At the top end of the Argentine wine market, Hobbs has noticed a growing thirst for the country’s most expensive wines on the part of wealthy Brazilians.

Rich Brazilians are developing a thirst for Argentina's top wines, like Catena Zapata Estiba Reservada

Rich Brazilians are developing a thirst for Argentina’s top wines, like Catena Zapata Estiba Reservada

“Cash rich Brazilians would prefer to spend their money on high-end Malbec rather than top Bordeaux – the shift happened a few years ago, it’s a nationalistic thing. Brazil is a really important market for us at Viña Cobos,” he said.

But while Brazilians have been busy snapping up wines by the likes of Catena, Achaval Ferrer, Luigi Bosca and Dominio del Plata, Hobbs warns producers against pushing out “icon” wines with high price tags to satisfy demand.

“Some producers have been making so-called ‘icon’ wines through increased extraction and more oak, but turning up the power and whacking a bigger price tag on the bottle is not the way to go and is going to hurt Argentina’s image,” he warned.

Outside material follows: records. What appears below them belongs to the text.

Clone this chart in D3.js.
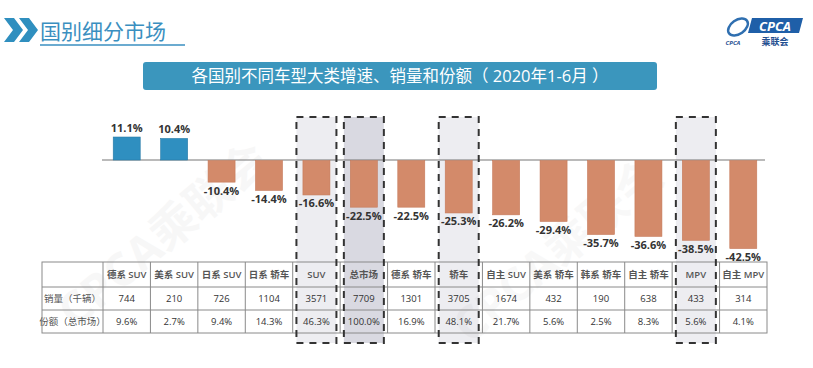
<!DOCTYPE html>
<html>
<head>
<meta charset="utf-8">
<script src="https://cdn.jsdelivr.net/npm/d3@7"></script>
<style>
  body { margin: 0; background: #fff; }
  text { font-family: "Open Sans", "Noto Sans CJK SC", sans-serif; }
</style>
</head>
<body>
<div id="viz-container"></div>
<script>
// data
let categories = ["德系 SUV", "美系 SUV", "日系 SUV", "日系 轿车", "SUV", "总市场", "德系 轿车", "轿车", "自主 SUV", "美系 轿车", "韩系 轿车", "自主 轿车", "MPV", "自主 MPV"];
let growth = [11.1, 10.4, -10.4, -14.4, -16.6, -22.5, -22.5, -25.3, -26.2, -29.4, -35.7, -36.6, -38.5, -42.5];
let sales = [744, 210, 726, 1104, 3571, 7709, 1301, 3705, 1674, 432, 190, 638, 433, 314];
let shares = ["9.6%", "2.7%", "9.4%", "14.3%", "46.3%", "100.0%", "16.9%", "48.1%", "21.7%", "5.6%", "2.5%", "8.3%", "5.6%", "4.1%"];
let rowLabels = ["销量（千辆）", "份额（总市场）"];
let highlighted = ["SUV", "总市场", "轿车", "MPV"];

let viz = d3.select("#viz-container")
    .append("svg")
        .attr("width", 813)
        .attr("height", 368);

// page header
viz.append("path")
    .attr("d", "M4,18 L14,18 L23,30 L14,42 L4,42 L13,30 Z M19,18 L29,18 L38,30 L29,42 L19,42 L28,30 Z")
    .attr("fill", "#2f8fbf");
viz.append("text")
    .text("国别细分市场")
    .attr("x", 40).attr("y", 39)
    .attr("font-size", "21px")
    .attr("fill", "#3a8fc0");
viz.append("line")
    .attr("x1", 40).attr("x2", 185)
    .attr("y1", 45).attr("y2", 45)
    .attr("stroke", "#3a8fc0").attr("stroke-width", 1.5);

// logo
let logo = viz.append("g");
logo.append("ellipse")
    .attr("cx", 738).attr("cy", 27).attr("rx", 11).attr("ry", 7)
    .attr("fill", "none").attr("stroke", "#2f6fb0").attr("stroke-width", 2.5)
    .attr("transform", "rotate(-35,738,27)");
logo.append("path")
    .attr("d", "M752,18 L803,18 L799,33 L748,33 Z")
    .attr("fill", "#1f5fa8");
logo.append("text")
    .text("CPCA")
    .attr("x", 775).attr("y", 30.5)
    .attr("text-anchor", "middle")
    .attr("font-size", "13px").attr("font-style", "italic").attr("font-weight", "bold")
    .attr("fill", "#fff");
logo.append("text")
    .text("乘联会")
    .attr("x", 775).attr("y", 45)
    .attr("text-anchor", "middle")
    .attr("font-size", "9px").attr("font-weight", "bold")
    .attr("fill", "#1f4f90");
logo.append("text")
    .text("CPCA")
    .attr("x", 733).attr("y", 45)
    .attr("text-anchor", "middle")
    .attr("font-size", "6px").attr("font-style", "italic").attr("font-weight", "bold")
    .attr("fill", "#1f4f90");

// title banner
viz.append("rect")
    .attr("x", 143).attr("y", 62)
    .attr("width", 514).attr("height", 28)
    .attr("rx", 3)
    .attr("fill", "#3b96bd");
viz.append("text")
    .text("各国别不同车型大类增速、销量和份额（ 2020年1-6月 ）")
    .attr("x", 400).attr("y", 82)
    .attr("text-anchor", "middle")
    .attr("font-size", "16.5px")
    .attr("fill", "#fff");

// scales
let x = d3.scaleBand()
    .domain(categories)
    .range([103, 767])
    .padding(0);
let y = d3.scaleLinear()
    .domain([-45, 12])
    .range([160 + 45 * 2.07, 160 - 12 * 2.07]);

let barW = 27;
let boxW = 40;

// highlight boxes (fill behind)
viz.selectAll(".hlFill").data(highlighted).enter().append("rect")
    .attr("class", "hlFill")
    .attr("x", d => x(d) + (x.bandwidth() - boxW) / 2)
    .attr("y", 117)
    .attr("width", boxW)
    .attr("height", 226)
    .attr("fill", d => d == "总市场" ? "#d9d9e1" : "#ededf1");

// watermark
viz.append("text")
    .text("CPCA乘联会")
    .attr("transform", "translate(75,330) rotate(-40)")
    .attr("font-size", "46px").attr("font-weight", "bold")
    .attr("fill", "#000").attr("opacity", 0.028);
viz.append("text")
    .text("CPCA乘联会")
    .attr("transform", "translate(470,345) rotate(-40)")
    .attr("font-size", "46px").attr("font-weight", "bold")
    .attr("fill", "#000").attr("opacity", 0.022);

// baseline
viz.append("line")
    .attr("x1", 102).attr("x2", 765)
    .attr("y1", y(0)).attr("y2", y(0))
    .attr("stroke", "#777").attr("stroke-width", 1.2);

// bars
viz.selectAll(".bar").data(growth).enter().append("rect")
    .attr("class", "bar")
    .attr("x", (d, i) => x(categories[i]) + (x.bandwidth() - barW) / 2)
    .attr("y", d => d > 0 ? y(d) : y(0) + 0.6)
    .attr("width", barW)
    .attr("height", d => Math.abs(y(d) - y(0)))
    .attr("fill", d => d > 0 ? "#2f8fc0" : "#d38a6a")
    .attr("stroke", d => d > 0 ? "#267aa6" : "#c67a5a")
    .attr("stroke-width", 0.6);

viz.selectAll(".barLabel").data(growth).enter().append("text")
    .attr("class", "barLabel")
    .text(d => d.toFixed(1) + "%")
    .attr("x", (d, i) => x(categories[i]) + x.bandwidth() / 2)
    .attr("y", d => d > 0 ? y(d) - 5 : y(d) + 13)
    .attr("text-anchor", "middle")
    .attr("font-size", "11px").attr("font-weight", "bold")
    .attr("fill", "#333");

// table
let rowY = [262, 287, 310, 333];
let tableLeft = 42;
let table = viz.append("g");

table.append("rect")
    .attr("x", tableLeft).attr("y", rowY[0])
    .attr("width", 767 - tableLeft).attr("height", rowY[3] - rowY[0])
    .attr("fill", "none").attr("stroke", "#8a8a8a").attr("stroke-width", 1);
table.selectAll(".hline").data(rowY.slice(1, 3)).enter().append("line")
    .attr("x1", tableLeft).attr("x2", 767)
    .attr("y1", d => d).attr("y2", d => d)
    .attr("stroke", "#8a8a8a").attr("stroke-width", 1);
table.selectAll(".vline").data(categories).enter().append("line")
    .attr("x1", d => x(d)).attr("x2", d => x(d))
    .attr("y1", rowY[0]).attr("y2", rowY[3])
    .attr("stroke", "#8a8a8a").attr("stroke-width", 1);

table.selectAll(".rowLabel").data(rowLabels).enter().append("text")
    .text(d => d)
    .attr("x", (tableLeft + 103) / 2)
    .attr("y", (d, i) => (rowY[i + 1] + rowY[i + 2]) / 2 + 3.5)
    .attr("text-anchor", "middle")
    .attr("font-size", "9.5px")
    .attr("fill", "#555");

table.selectAll(".head").data(categories).enter().append("text")
    .text(d => d)
    .attr("x", d => x(d) + x.bandwidth() / 2)
    .attr("y", (rowY[0] + rowY[1]) / 2 + 3.5)
    .attr("text-anchor", "middle")
    .attr("font-size", "9.5px").attr("font-weight", "600")
    .attr("fill", "#555");

table.selectAll(".sales").data(sales).enter().append("text")
    .text(d => d)
    .attr("x", (d, i) => x(categories[i]) + x.bandwidth() / 2)
    .attr("y", (rowY[1] + rowY[2]) / 2 + 3.5)
    .attr("text-anchor", "middle")
    .attr("font-size", "9.5px")
    .attr("fill", "#333");

table.selectAll(".share").data(shares).enter().append("text")
    .text(d => d)
    .attr("x", (d, i) => x(categories[i]) + x.bandwidth() / 2)
    .attr("y", (rowY[2] + rowY[3]) / 2 + 3.5)
    .attr("text-anchor", "middle")
    .attr("font-size", "9.5px")
    .attr("fill", "#333");

// dashed box outlines on top
viz.selectAll(".hlBox").data(highlighted).enter().append("rect")
    .attr("class", "hlBox")
    .attr("x", d => x(d) + (x.bandwidth() - boxW) / 2)
    .attr("y", 117)
    .attr("width", boxW)
    .attr("height", 226)
    .attr("fill", "none")
    .attr("stroke", "#333")
    .attr("stroke-width", 2)
    .attr("stroke-dasharray", "7,6");
</script>
</body>
</html>
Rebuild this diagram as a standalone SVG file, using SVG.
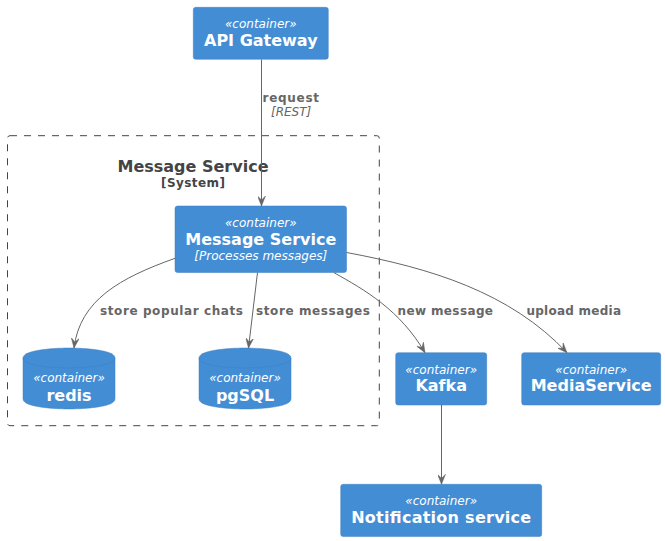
<svg xmlns="http://www.w3.org/2000/svg" width="665" height="541" viewBox="0 0 665 541">
<style>
text{font-family:"DejaVu Sans","Liberation Sans",sans-serif}
.box{fill:#438DD5;stroke:#3C7FC0;stroke-width:0.5}
.st{font-size:12px;font-style:italic;fill:#FFFFFF;text-anchor:middle}
.nm{font-size:16px;font-weight:bold;fill:#FFFFFF;text-anchor:middle}
.ds{font-size:12px;font-style:italic;fill:#FFFFFF;text-anchor:middle}
.edge{fill:none;stroke:#666666;stroke-width:1}
.el{font-size:12px;font-weight:bold;fill:#666666}
.et{font-size:12px;font-style:italic;fill:#666666}
.bd{fill:none;stroke:#444444;stroke-width:1;stroke-dasharray:7,7}
.bt{font-size:16px;font-weight:bold;fill:#444444;text-anchor:middle}
.bs{font-size:12px;font-weight:bold;fill:#444444;text-anchor:middle}
</style>
<defs>
<marker id="arr" markerUnits="userSpaceOnUse" markerWidth="10" markerHeight="8" refX="10" refY="4" orient="auto" viewBox="0 0 10 8">
<path d="M0,0 L10,4 L0,8 L4,4 Z" fill="#666666" stroke="#666666" stroke-width="0.5"/>
</marker>
</defs>
<g id="boundary">
<rect class="bd" x="7.5" y="135.7" width="371.8" height="290" rx="2.5" ry="2.5"/>
<text class="bt" x="193" y="172">Message Service</text>
<text class="bs" x="193" y="187" textLength="64" lengthAdjust="spacing">[System]</text>
</g>
<g id="api-gateway">
<rect class="box" x="193.3" y="7.3" width="135" height="52" rx="2.5" ry="2.5"/>
<text class="st" x="260.8" y="28">«container»</text>
<text class="nm" x="260.8" y="46">API Gateway</text>
</g>
<g id="message-service">
<rect class="box" x="175" y="206" width="171.5" height="66.5" rx="2.5" ry="2.5"/>
<text class="st" x="260.8" y="227">«container»</text>
<text class="nm" x="260.8" y="245">Message Service</text>
<text class="ds" x="260.8" y="260">[Processes messages]</text>
</g>
<g id="redis">
<path class="box" d="M23,358 C23,348 69,348 69,348 C69,348 115,348 115,358 L115,399 C115,409 69,409 69,409 C69,409 23,409 23,399 L23,358 Z"/>
<path d="M23,358 C23,368 69,368 69,368 C69,368 115,368 115,358" fill="none" stroke="#3C7FC0" stroke-width="0.5"/>
<text class="st" x="69" y="382">«container»</text>
<text class="nm" x="69" y="401">redis</text>
</g>
<g id="pgsql">
<path class="box" d="M199,358 C199,348 245,348 245,348 C245,348 291,348 291,358 L291,399 C291,409 245,409 245,409 C245,409 199,409 199,399 L199,358 Z"/>
<path d="M199,358 C199,368 245,368 245,368 C245,368 291,368 291,358" fill="none" stroke="#3C7FC0" stroke-width="0.5"/>
<text class="st" x="245" y="382">«container»</text>
<text class="nm" x="245" y="401">pgSQL</text>
</g>
<g id="kafka">
<rect class="box" x="395.7" y="352.7" width="91" height="52.3" rx="2.5" ry="2.5"/>
<text class="st" x="441.2" y="373.5">«container»</text>
<text class="nm" x="441.2" y="391">Kafka</text>
</g>
<g id="media-service">
<rect class="box" x="521.7" y="352.7" width="139" height="52.3" rx="2.5" ry="2.5"/>
<text class="st" x="591.2" y="373.5">«container»</text>
<text class="nm" x="591.2" y="391">MediaService</text>
</g>
<g id="notification-service">
<rect class="box" x="340.7" y="484.3" width="201" height="52.3" rx="2.5" ry="2.5"/>
<text class="st" x="441.2" y="504.5">«container»</text>
<text class="nm" x="441.2" y="523" textLength="180" lengthAdjust="spacing">Notification service</text>
</g>
<g id="connectors">
<path class="edge" d="M261.5,59.5 L261.5,206" marker-end="url(#arr)"/>
<text class="el" x="262.5" y="102" textLength="56.5" lengthAdjust="spacing">request</text>
<text class="et" x="271" y="115.5">[REST]</text>
<path class="edge" d="M175,258.3 C120,278 80,300 74,348" marker-end="url(#arr)"/>
<text class="el" x="100" y="315" textLength="143" lengthAdjust="spacing">store popular chats</text>
<path class="edge" d="M257.5,272.5 L248.5,348" marker-end="url(#arr)"/>
<text class="el" x="256" y="315" textLength="114" lengthAdjust="spacing">store messages</text>
<path class="edge" d="M334,272.7 C365,290 400,310 425,352.7" marker-end="url(#arr)"/>
<text class="el" x="397.5" y="315" textLength="95.5" lengthAdjust="spacing">new message</text>
<path class="edge" d="M346.5,252.5 C430,268 510,292 567,352.7" marker-end="url(#arr)"/>
<text class="el" x="526.5" y="315" textLength="94.5" lengthAdjust="spacing">upload media</text>
<path class="edge" d="M441.5,405 L441.5,484.3" marker-end="url(#arr)"/>
</g>
</svg>
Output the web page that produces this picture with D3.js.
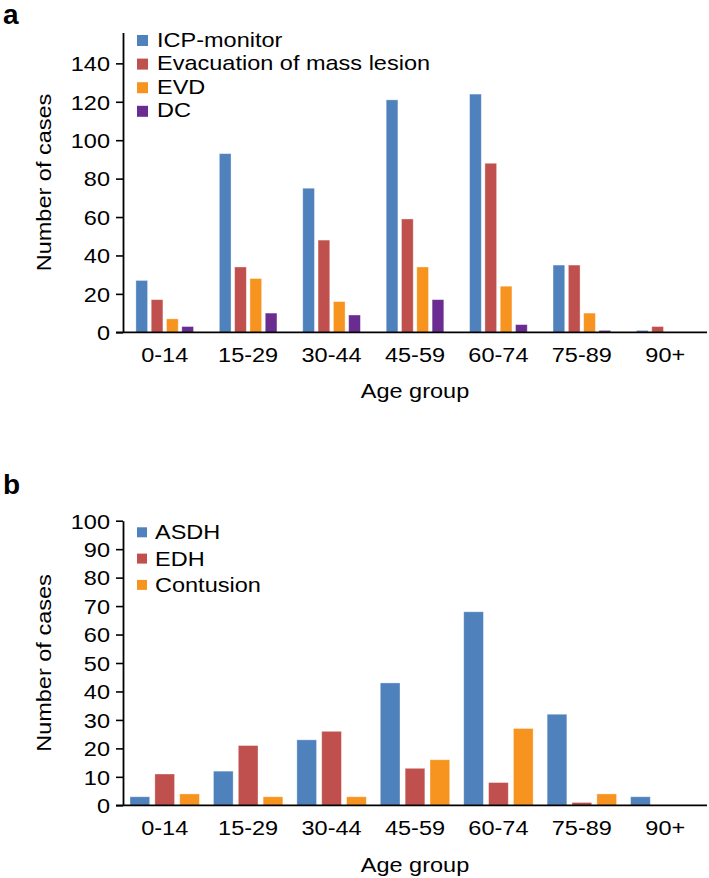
<!DOCTYPE html>
<html><head><meta charset="utf-8">
<script src="https://cdn.jsdelivr.net/npm/d3@7"></script>
<style>
body{margin:0;background:#fff}
svg text{font-family:"Liberation Sans",Arial,Helvetica,sans-serif;fill:#000}
</style>
</head><body><svg id="c" width="709" height="878"></svg>
<script>
// ---- data ----
const ageGroups = ["0-14","15-29","30-44","45-59","60-74","75-89","90+"];

const seriesA = ["ICP-monitor","Evacuation of mass lesion","EVD","DC"];
const icpMonitor = [27,93,75,121,124,35,1];
const evacuation = [17,34,48,59,88,35,3];
const evd        = [7,28,16,34,24,10,0];
const dc         = [3,10,9,17,4,1,0];
const ticksA = [0,20,40,60,80,100,120,140];
const yMaxA = 156;

const seriesB = ["ASDH","EDH","Contusion"];
const asdh      = [3,12,23,43,68,32,3];
const edh       = [11,21,26,13,8,1,0];
const contusion = [4,3,3,16,27,4,0];
const ticksB = [0,10,20,30,40,50,60,70,80,90,100];
const yMaxB = 100;

const colorsA = ["#4F81BD","#C0504D","#F7941F","#6A2C91"];
const colorsB = ["#4F81BD","#C0504D","#F7941F"];

// ---- drawing ----
const svg = d3.select("#c");
const FS = 21, SX = 1.12;
const font = FS + "px";

function panel(cfg){
  const g = svg.append("g");
  const x0 = d3.scaleBand().domain(ageGroups).range([123,707]).padding(0);
  const bw = x0.bandwidth();
  const x1 = d3.scaleBand().domain(cfg.series).range([cfg.gpad, bw-cfg.gpad]).paddingInner(cfg.ipad).paddingOuter(0);
  const y = d3.scaleLinear().domain([0,cfg.yMax]).range([cfg.y0, cfg.yTop]);

  // bars
  cfg.series.forEach((s,si)=>{
    g.append("g").selectAll("rect").data(cfg.values[si]).join("rect")
      .attr("x",(d,i)=>x0(ageGroups[i])+x1(s))
      .attr("width",x1.bandwidth())
      .attr("y",d=>y(d))
      .attr("height",d=>y(0)-y(d))
      .attr("fill",cfg.colors[si])
      .attr("stroke","rgba(255,255,255,0.45)")
      .attr("stroke-width",0.8);
  });

  // y axis
  const ya = g.append("g").attr("transform","translate(123,0)")
    .call(d3.axisLeft(y).tickValues(cfg.ticks).tickSize(7).tickSizeOuter(0).tickFormat(d3.format("d")));
  ya.select(".domain").attr("stroke","#000").attr("stroke-width",1.8);
  ya.selectAll(".tick line").attr("stroke","#000").attr("stroke-width",1.6);
  ya.selectAll(".tick text").attr("x",0).attr("dy","0.35em")
    .attr("transform","translate(-13,0) scale("+SX+",1)")
    .style("font-size",font).attr("fill","#000");

  // x axis
  const xa = g.append("g").attr("transform","translate(0,"+cfg.y0+")")
    .call(d3.axisBottom(x0).tickSize(0).tickSizeOuter(0));
  xa.select(".domain").remove();
  xa.append("line").attr("x1",x0.range()[0]-7).attr("x2",x0.range()[1])
    .attr("stroke","#000").attr("stroke-width",1.8);
  xa.selectAll(".tick text").attr("y",0).attr("dy",0)
    .attr("transform","translate(0,30) scale("+SX+",1)")
    .style("font-size",font).attr("fill","#000");

  // axis titles
  g.append("text").attr("text-anchor","middle")
    .attr("transform","translate("+((x0.range()[0]+x0.range()[1])/2)+","+cfg.xTitleY+") scale("+SX+",1)")
    .style("font-size",font).text("Age group");
  g.append("text").attr("text-anchor","middle")
    .attr("transform","translate(51,"+((cfg.y0+y(cfg.yMax))/2)+") rotate(-90) scale("+SX+",1)")
    .style("font-size",font).text("Number of cases");

  // legend
  cfg.series.forEach((s,si)=>{
    const cy = cfg.legY + si*cfg.legStep;
    g.append("rect").attr("x",137).attr("y",cy-cfg.sq/2).attr("width",cfg.sq).attr("height",cfg.sq)
      .attr("fill",cfg.colors[si]);
    g.append("text").attr("transform","translate("+cfg.legTx+","+(cy+cfg.legDy)+") scale("+SX+",1)")
      .style("font-size",font).text(s);
  });

  // panel letter
  g.append("text").attr("x",3).attr("y",cfg.letterY)
    .style("font-size","28px").style("font-weight","bold").text(cfg.letter);
}

panel({
  series: seriesA, values: [icpMonitor,evacuation,evd,dc], colors: colorsA,
  ticks: ticksA, yMax: yMaxA, y0: 332.3, yTop: 332.3 - yMaxA*1.921,
  gpad: 12.9, ipad: 0.235,
  xTitleY: 398,
  legY: 40.5, legStep: 23.6, legTx: 157, legDy: 6, sq: 11,
  letter: "a", letterY: 24
});

panel({
  series: seriesB, values: [asdh,edh,contusion], colors: colorsB,
  ticks: ticksB, yMax: yMaxB, y0: 805.3, yTop: 520.7,
  gpad: 7, ipad: 0.207,
  xTitleY: 872,
  legY: 532.3, legStep: 26.3, legTx: 155, legDy: 7, sq: 10,
  letter: "b", letterY: 494
});
</script>
</body></html>
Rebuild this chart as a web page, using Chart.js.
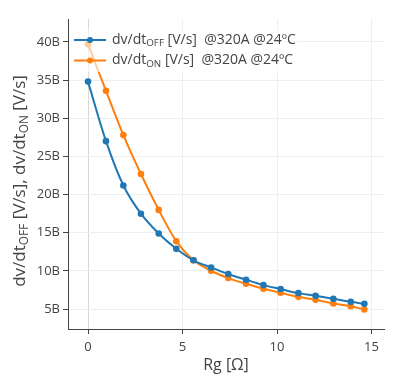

“A lot of wineries feel compelled to make an icon wine, which has been a bit of a problem, as it’s got to happen in the vineyard. It’s not just about double dipping in new oak – less is more.

“In order for Argentine producers to succeed in Europe and Asia they will have to tone down the power and refine their product, or they won’t see growth,” he added.